- Strategy of cartel has helped to deplete half surplus stocks
- Bolstering prices is emboldening American shale-oil drillers
The clash between OPEC and America’s oil industry is reaching a day of reckoning.
The U.S. shale revolution is on course to be the greatest oil and gas boom in history, turning a nation once at the mercy of foreign imports into a global player. That seismic shift shattered the dominance of Saudi Arabia and the OPEC cartel, forcing them into an alliance with long-time rival Russia to keep a grip on world markets.
So far, it’s worked — global oil stockpiles are draining and prices are near two-year highs. But as the Organization of Petroleum Exporting Countries and Russia prepare to meet in Vienna this week to extend production cuts, ministers have little idea how U.S. shale production will respond in 2018.

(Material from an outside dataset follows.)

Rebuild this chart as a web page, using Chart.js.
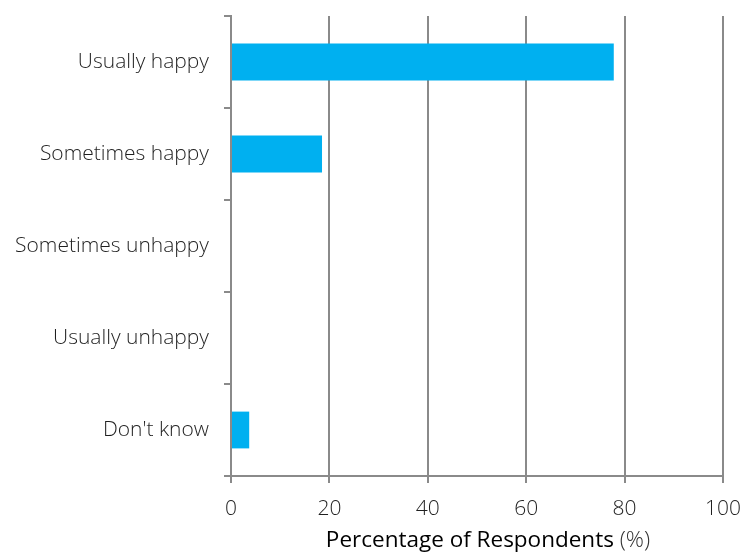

“The production cuts are effective — it was absolutely the right decision, and the fact of striking a deal with Russia was crucial,” said Paolo Scaroni, vice-chairman of NM Rothschild & Sons and former chief executive officer of Italian oil giant Eni SpA. Nonetheless, “OPEC has not the same power. The U.S. becoming the biggest producer of oil in the world is a dramatic change.”
For OPEC members, the stakes couldn’t be higher. Saudi Arabia’s Crown Prince Mohammed Bin Salman is embarking on a radical economic transformation of the kingdom, including a partial sale of its state oil company that could be the largest public offering in history. Venezuela, reeling from years of recession and a crushing debt burden, is on the brink of political implosion.
The producers’ efforts to clear the oil surplus are starting to pay off. They’ve drained excess inventories in developed nations this year by 183 million barrels, or more than half of the glut, which now stands at about 140 million barrels, according to OPEC data. That has revived London-traded crude futures, which sank below $45 a barrel this summer, to a two-year high of $64.65 on Nov. 7.
There are even signs that OPEC’s opponents, the dozens of drillers tapping shale-oil deposits in Texas and North Dakota, are losing momentum. Companies may have already squeezed costs and maximized productivity as much as possible, and their investors are finally insisting profits are returned to them rather than re-invested in more drilling.
Yet, the basic paradox confronting OPEC is that the more it succeeds in bolstering prices, the more it emboldens shale explorers and other competitors, said Mike Wittner, head of oil market research at Societe Generale SA in New York.
Increases in U.S. oil production next year will be big enough to cancel much of the sacrifices made by OPEC and Russia, leaving the surplus more or less intact, forecasts from the International Energy Agency show. The recent rebound in prices could energize shale even further.
Instead of being able to declare victory next year and restore the production they’ve halted, OPEC may find itself trapped in an open-ended struggle, Wittner said.
“Now that they’re in it, I don’t see how they get out of it,” said Wittner. “They need to continue supply management for the foreseeable future.”
The need to cooperate indefinitely could strain the Saudi-Russia partnership.
With U.S. crude exports climbing from close to zero three years ago to now exceeding the combined shipments of OPEC’s smallest members, it increasingly looks as if the face-off between the cartel and what was formerly its biggest customer “has an endgame,” Morse said.
“And the endgame is there’s an awful lot of shale in the world.”